【今週はこれを読め! エンタメ編】静かな怒りと復讐劇〜安堂ホセ『ジャクソンひとり』

文=高頭佐和子

 次に何が起こるのか、全く予想がつかない小説だ。人種差別とリベンジポルノ。センシティブで激しい感情を呼び起こしがちなテーマを扱っているが、抑制された表現に惹き込まれる。意外すぎる展開に何度も足元を掬われつつ、一気に読んだ。

 主人公は、スポーツブランドの会社に併設されたフィットネスセンターで、整体師として働くジャクソン。アフリカのどこかの国と日本とのハーフらしい。

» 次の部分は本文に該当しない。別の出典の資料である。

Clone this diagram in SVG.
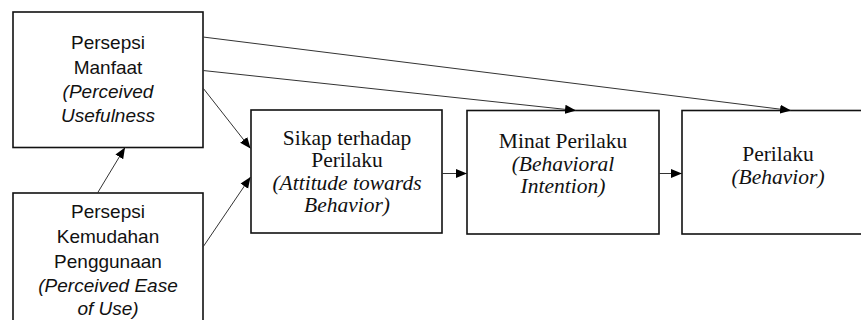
<svg xmlns="http://www.w3.org/2000/svg" width="861" height="320" viewBox="0 0 861 320">
<style>
.box{fill:#fff;stroke:#111;stroke-width:1.6}
.con{fill:none;stroke:#333;stroke-width:1;marker-end:url(#ah)}
.sans{font-family:'Liberation Sans',Arial,sans-serif;font-size:19px;fill:#111;text-anchor:middle}
.serif{font-family:'Liberation Serif','DejaVu Serif',serif;font-size:21.5px;fill:#111;text-anchor:middle}
.it{font-style:italic}
</style>
<defs>
<marker id="ah" markerUnits="userSpaceOnUse" markerWidth="12" markerHeight="10" refX="11" refY="5" orient="auto">
<path d="M0,0.5 L11,5 L0,9.5 z" fill="#000"/>
</marker>
</defs>
<rect width="861" height="320" fill="#fff"/>
<g id="pu">
<rect class="box" x="13" y="12" width="190" height="135.5"/>
<text class="sans" x="108" y="49">Persepsi</text>
<text class="sans" x="108" y="74">Manfaat</text>
<text class="sans it" x="108" y="98">(Perceived</text>
<text class="sans it" x="108" y="122">Usefulness</text>
</g>
<g id="peou">
<rect class="box" x="13" y="193" width="190" height="140"/>
<text class="sans" x="108" y="218">Persepsi</text>
<text class="sans" x="108" y="243">Kemudahan</text>
<text class="sans" x="108" y="268">Penggunaan</text>
<text class="sans it" x="108" y="292">(Perceived Ease</text>
<text class="sans it" x="108" y="315">of Use)</text>
</g>
<g id="atb">
<rect class="box" x="251" y="110" width="191" height="123"/>
<text class="serif" x="347" y="145">Sikap terhadap</text>
<text class="serif" x="347" y="167">Perilaku</text>
<text class="serif it" x="347" y="189.5">(Attitude towards</text>
<text class="serif it" x="347" y="212">Behavior)</text>
</g>
<g id="bi">
<rect class="box" x="467" y="110.5" width="192" height="123.5"/>
<text class="serif" x="563" y="148">Minat Perilaku</text>
<text class="serif it" x="563" y="170.5">(Behavioral</text>
<text class="serif it" x="563" y="193">Intention)</text>
</g>
<g id="b">
<rect class="box" x="682" y="110.5" width="192" height="123.5"/>
<text class="serif" x="778" y="161">Perilaku</text>
<text class="serif it" x="778" y="183.5">(Behavior)</text>
</g>
<g id="connectors">
<line class="con" x1="203" y1="37" x2="791" y2="110.5"/>
<line class="con" x1="203" y1="70.5" x2="576" y2="110.5"/>
<line class="con" x1="203" y1="88" x2="250.5" y2="148.5"/>
<line class="con" x1="97.5" y1="193" x2="125" y2="147.5"/>
<line class="con" x1="203" y1="247" x2="250.5" y2="177"/>
<line class="con" x1="442" y1="173.5" x2="467" y2="173.5"/>
<line class="con" x1="659" y1="173.5" x2="682" y2="173.5"/>
</g>
</svg>
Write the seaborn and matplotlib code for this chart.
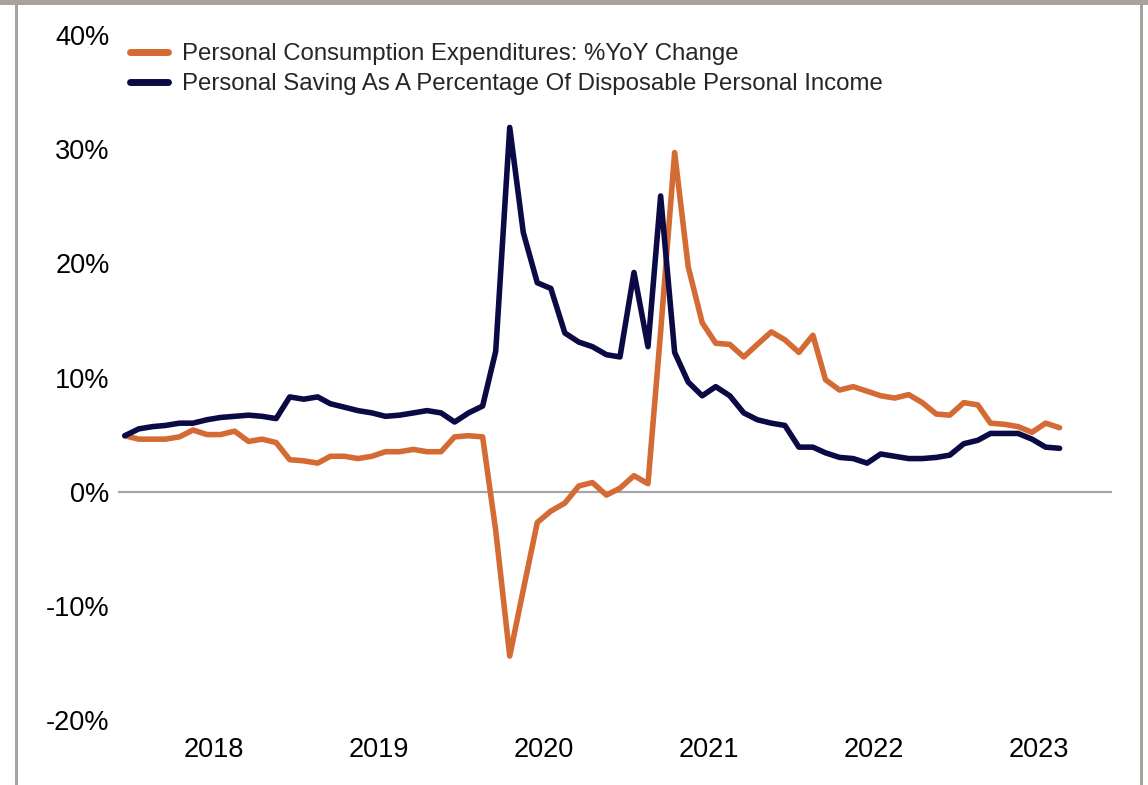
import numpy as np
import pandas as pd
import matplotlib
matplotlib.use("Agg")
import matplotlib.pyplot as plt
import seaborn as sns
from matplotlib.lines import Line2D
from matplotlib.ticker import FuncFormatter

# ---- data (monthly, Dec 2017 .. Aug 2023) ----
start_month = "2017-12-01"
pce_yoy = [4.9, 4.6, 4.6, 4.6, 4.8, 5.4, 5.0, 5.0, 5.3, 4.4, 4.6, 4.3,
           2.8, 2.7, 2.5, 3.1, 3.1, 2.9, 3.1, 3.5, 3.5, 3.7, 3.5, 3.5,
           4.8, 4.9, 4.8, -3.4, -14.4, -8.6, -2.7, -1.7, -1.0, 0.5, 0.8, -0.3,
           0.3, 1.4, 0.7, 14.0, 29.7, 19.7, 14.8, 13.0, 12.9, 11.8, 12.9, 14.0,
           13.3, 12.2, 13.7, 9.8, 8.9, 9.2, 8.8, 8.4, 8.2, 8.5, 7.8, 6.8,
           6.7, 7.8, 7.6, 6.0, 5.9, 5.7, 5.2, 6.0, 5.6]
saving_rate = [4.9, 5.5, 5.7, 5.8, 6.0, 6.0, 6.3, 6.5, 6.6, 6.7, 6.6, 6.4,
               8.3, 8.1, 8.3, 7.7, 7.4, 7.1, 6.9, 6.6, 6.7, 6.9, 7.1, 6.9,
               6.1, 6.9, 7.5, 12.3, 31.9, 22.7, 18.3, 17.8, 13.9, 13.1, 12.7, 12.0,
               11.8, 19.2, 12.7, 25.9, 12.2, 9.6, 8.4, 9.2, 8.4, 6.9, 6.3, 6.0,
               5.8, 3.9, 3.9, 3.4, 3.0, 2.9, 2.5, 3.3, 3.1, 2.9, 2.9, 3.0,
               3.2, 4.2, 4.5, 5.1, 5.1, 5.1, 4.6, 3.9, 3.8]
series_names = ["Personal Consumption Expenditures: %YoY Change",
                "Personal Saving As A Percentage Of Disposable Personal Income"]
year_labels = ["2018", "2019", "2020", "2021", "2022", "2023"]
y_ticks = [-20, -10, 0, 10, 20, 30, 40]

colors = {series_names[0]: "#D46A34", series_names[1]: "#0B0A45"}

dates = pd.date_range(start_month, periods=len(pce_yoy), freq="MS")
df = pd.DataFrame({"date": dates, series_names[0]: pce_yoy, series_names[1]: saving_rate})
long = df.melt(id_vars="date", var_name="series", value_name="value")

sns.set_style("white")
plt.rcParams["font.family"] = ["Liberation Sans", "DejaVu Sans"]

fig = plt.figure(figsize=(11.48, 7.85), dpi=100)
W, H = 1148, 785
ax = fig.add_axes([118 / W, 1 - 720 / H, (1112 - 118) / W, (720 - 35) / H])

sns.lineplot(data=long, x="date", y="value", hue="series", palette=colors,
             hue_order=series_names, linewidth=4.0, ax=ax, legend=False,
             solid_capstyle="round", solid_joinstyle="round")

ax.axhline(0, color="#A6A6A6", lw=1.6, zorder=0)

# axis limits: half month before first point, ~72 months span
x0 = dates[0] - pd.Timedelta(days=15)
x1 = dates[0] + pd.Timedelta(days=int(71.8 * 30.44))
ax.set_xlim(x0, x1)
ax.set_ylim(-20, 40)

xt = [pd.Timestamp(f"{y}-06-16") for y in year_labels]
ax.set_xticks(xt)
ax.set_xticklabels(year_labels)
ax.set_yticks(y_ticks)
ax.yaxis.set_major_formatter(FuncFormatter(lambda v, p: f"{int(v)}%"))
ax.tick_params(axis="both", length=0, labelsize=19.5, colors="#000000")
ax.tick_params(axis="x", pad=12)
ax.tick_params(axis="y", pad=6)
ax.set_xlabel("")
ax.set_ylabel("")
for s in ax.spines.values():
    s.set_visible(False)

handles = [Line2D([0], [0], color=colors[n], lw=5, solid_capstyle="round") for n in series_names]
ax.legend(handles, series_names, loc="upper left", bbox_to_anchor=(0.012, 0.988),
          frameon=False, fontsize=17.3, handlelength=1.6, handletextpad=0.55,
          labelspacing=0.33, borderaxespad=0, borderpad=0)

# outer gray frame (top, left, right)
frame_c = "#A8A29A"
fig.add_artist(plt.Rectangle((0, 1 - 5 / H), 1, 5 / H, transform=fig.transFigure,
                             color=frame_c, lw=0))
fig.add_artist(plt.Rectangle((15 / W, 0), 3 / W, 1, transform=fig.transFigure,
                             color=frame_c, lw=0))
fig.add_artist(plt.Rectangle((1140 / W, 0), 3 / W, 1, transform=fig.transFigure,
                             color=frame_c, lw=0))

fig.savefig("out.png", dpi=100)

陸上やってたらしい。モデルもやってたらしい。もしかしたらゲイかもしれない。そんな情報があるけれど、あくまで噂である。ある日フードコートにいたスポーツ選手たちが、ジャクソンの着ていた服の模様にQRコードが埋め込まれていることに気がつく。読み込むと、ココアを混ぜたような肌と黒豹のような手足を持った男性がベッドに磔にされ、危険な性的プレイを強いられている衝撃映像が再生される。ジャクソンは、これは自分ではなく服は誰かからもらったものだと主張するが、信じてもらえない。嫌悪感を露わにする者も、警戒心を自覚する者もいる。応援したいと思っている者も、ジャクソンが視線を向けると目を逸らす。

 いったい誰がこんな嫌がらせを仕掛けてきたのか。犯人を見つけようと試みるジャクソンの前に、映像の男性と似た容貌の3人が現れる。ハイブランド店のドアボーイで映像をネタに脅されているジェリン、ジェリンから相談を受けた自分のポルノ動画を配信することを仕事にしているイブキ、イブキの友人でリアリティ番組に出演する予定のエックス。全員が、例の映像のせいで厄介な目に合っている。犯人特定のために協力し合うことにするのだが、似ていることを生かして衣服や所有物を交換して入れ替わり、人を騙すという復讐を思いついてしまう。ジャクソンたちの企みは、やがてある事件につながっていく。

 4人は交換が可能なほど容姿の特徴が似ているが、違う個性と経歴を持つ別々の人間だ。巧妙に行われる入れ替わりは、復讐相手だけでなく読んでいる側にも混乱をもたらし、仕掛けたジャクソン自身の感情も揺さぶられる。そして、日常的に受ける差別と悪意のない不快な決めつけに対するジャクソンたちの静かな怒りは、気がつくと読んでいる私にも突きつけられている。他者の痛みに対する鈍感さを剥き出しにされたような気持ちになった。ラストの衝撃の余韻が、脳内に重く低い音で響き続けているようだ。鋭敏な感性を持つこの著者が、今後どのような小説を世に送り出していくのか。恐れつつも、楽しみでならない。